Dans le cadre de l'effort national en faveur de la sécurité routière, le ministre a donné des instructions à la direction départementale de l'équipement de la Gironde afin qu'elle soit particulièrement attentive aux aménagements simples qui pourront être réalisés dans l'attente de la mise à deux fois deux voies. Une campagne de sécurisation des accotements sera mise en oeuvre pendant l'été.
M. Philippe Madrelle. Je demande la parole.
M. le président. La parole est à M. Madrelle.
M. Philippe Madrelle. Monsieur le secrétaire d'Etat, je vous remercie pour votre réponse, qui me laisse pourtant sur ma faim.
Le chantier de mise à deux fois deux voies de la RN 10 au nord de la Gironde est en retard, et toutes les justifications avancées par vos services locaux n'y changent rien : l'hécatombe continue. Et je réfute toute approche statistique telle que celle qui a été avancée par la direction départementale de l'équipement de la Gironde, selon laquelle le taux des accidents ne se situerait pas très au-delà de la moyenne constatée sur les routes ordinaires à deux voies.
Le « ressenti » par les populations concernées du danger permanent provoqué par le « mur de camions » qui empruntent quotidiennement cette route totalement inadaptée à ce trafic commande que des mesures concrètes soient prises ; je crois qu'il faut aller plus loin très vite.
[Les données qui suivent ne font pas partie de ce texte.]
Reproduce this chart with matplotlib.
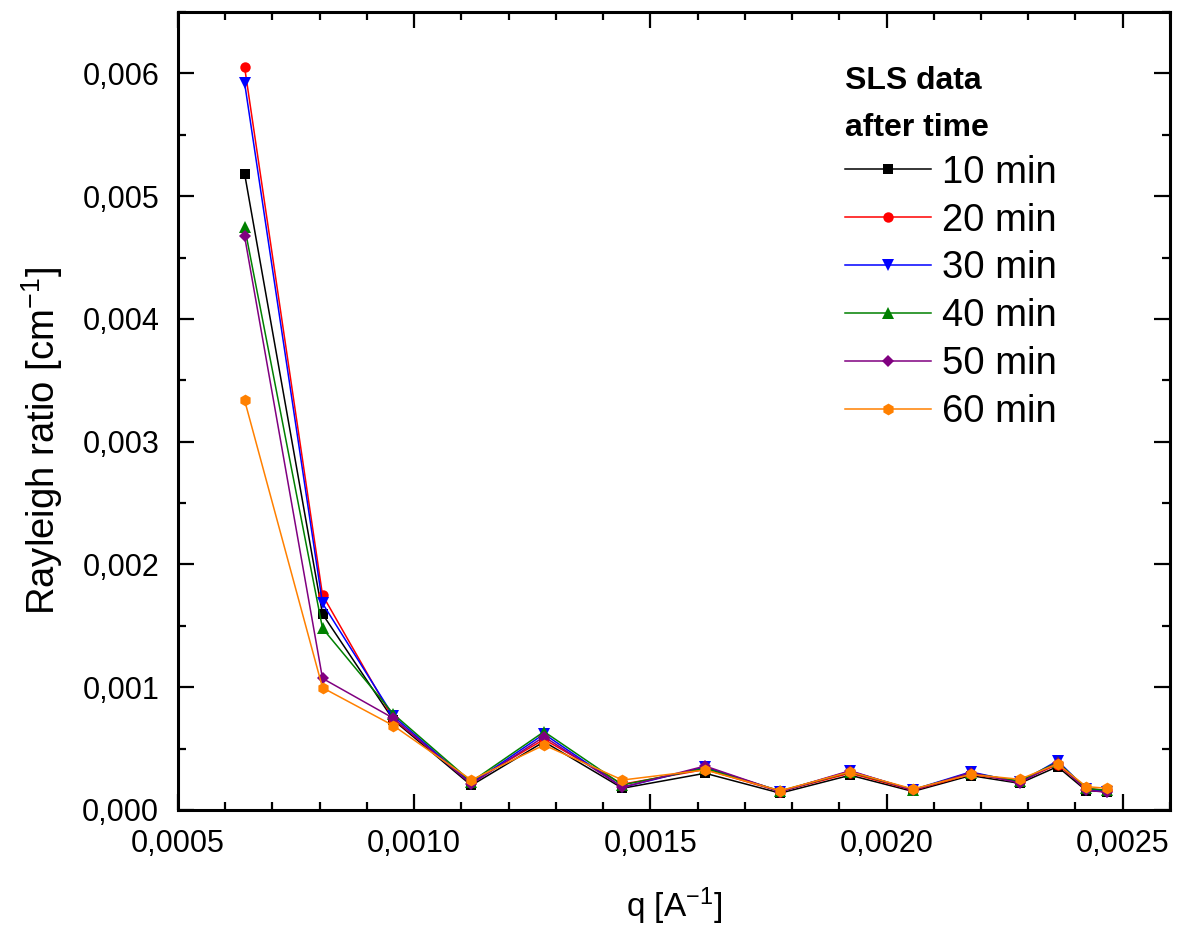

A ce titre - j'attire votre attention sur ce point, monsieur le secrétaire d'Etat - il apparaît que quasiment la moitié des poids lourds présents sur cette route sont en transit sur des trajets allant au-delà de Poitiers au nord et de Saint-André-de-Cubzac au sud. Pour ces derniers, la seule explication à ce choix d'itinéraire est leur volonté d'échapper au péage de l'autoroute, qui constitue l'itinéraire de rechange.
Les élus des communes concernées du Nord Gironde et toutes leurs populations réclament, au minimum et dans un premier temps, l'interdiction de la circulation des poids lourds en transit entre Poitiers et Saint-André-de-Cubzac (Applaudissements sur les travées socialistes.)